The women at the Brunch were dressed to their frumpiest. It looked like a page out of the Daughters of the American Revolution fashion guide. "What's Chrtistian Dior offering this year? Plaid skirts and solid blouses." My grandmother, may she rest in peace, would fit right in.

Nothing is constant except change...except at the Union. The lines are still long and still slow. Braying fools still jump ahead of you to be with their friends. People still get in the right line because it's shorter when the left line is much closer to the food. There is still a mad mob around the drinks and the salad bar and breakfast pastries.

And, you still can't find a seat! It is the same impersonal zoo it has always been. Elbows, drinks, faces and now Winthrop ties are coming at you from almost every direction. There is a huge bottleneck by the Cheap Champagne Bar where seniors can prove how senior they are by drinking in the morning while fending off the banal chitchat of leering, over-friendly marshals.

A strange event was occurring before my eyes--some seniors were videotaping the whole affair! Apparently, my classmates did not want to forget how it used to be at the old Union. What better and more natural way to remember the good old days than videotape? "Smile, Sandy! It's for posterity. Remember the time we short-sheeted the proctor?"

Another big problem was the way the tables were set up. It was too crowded to sit with your entryway, so you were forced to find anyone normal looking. Just like being a freshman again.

Typically, people sat with the same ones they eat with all the time. Nice to meet with the usual crowd in the Union on a rainy Sunday, eh?

But look at all the people you see walking around you. There's Ted. Did he and Patti ever settle the paternity suit? Didn't Sarah get kicked out of the Undergraduate Council for nonattendance? Do you think they really wanted her to attend? Is Phil still on disc-pro? He's not smart enough to handle butane.

Is Julie an official honorary member of the D.U.? Oh, you have to have sex with all the members? Well, how many does she have left? How can Joe be in the Pi? Isn't there a minimum drinking requirement? Besides, I thought he was cut from the team. Oh, I hope Mary tells us another spine-tingling tale of action and adventure involving her research on cell division!
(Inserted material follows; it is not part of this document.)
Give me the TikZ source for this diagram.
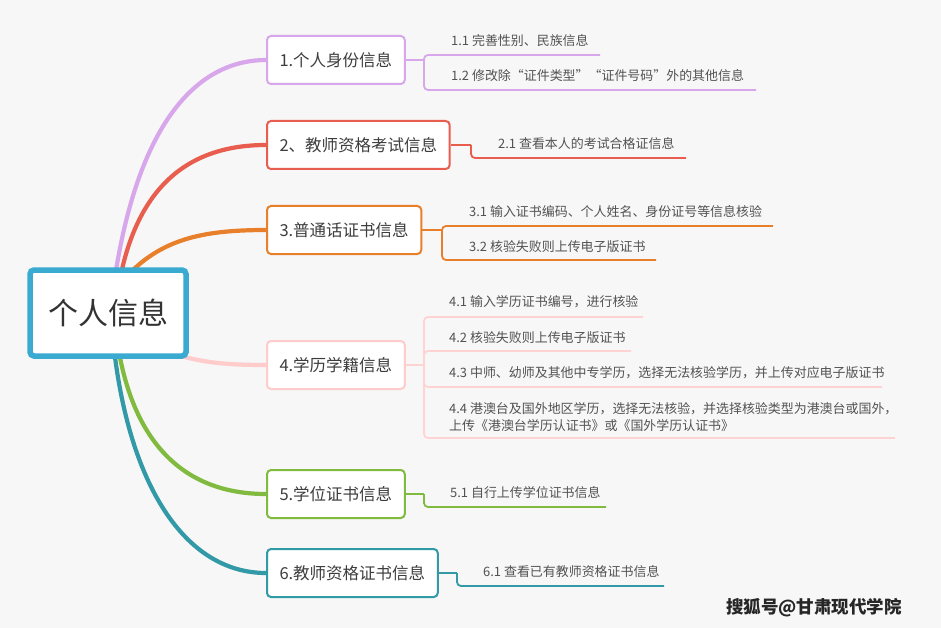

IT'S not the gossip that goes on at these things that bothers me. How could I feel superior to people if I don't find out what they're doing? It's the poor manner in which I was forced to go about it, squeezed from corner to corner catching glimpses of the past.

But there was no room for actual interaction. If there were, I'd be complaining about having to talk to people I've tried to avoid for three years.

I suppose it's not the planners fault. From my experience, any event in the Union is doomed to failure. Which the "Reunion at the Union" was. The nominal purpose of Senior Events is for the seniors to get together for their last fling and have a great time before our relatives come in and ruin it at Commencement with their drippy sentimentality, boring reminiscences and insipid advice.

The real reason is to get us together and construct fake memories of the great time we've had here so we'll feel obligated to give Harvard our money. First in installments, then the balance when we kick. Unfortunately, the first event was such a miserable failure, I figure the Alumni/Alumnae Associations owe me about $20 at this point. Make it out to cash, please. It's for a good cause.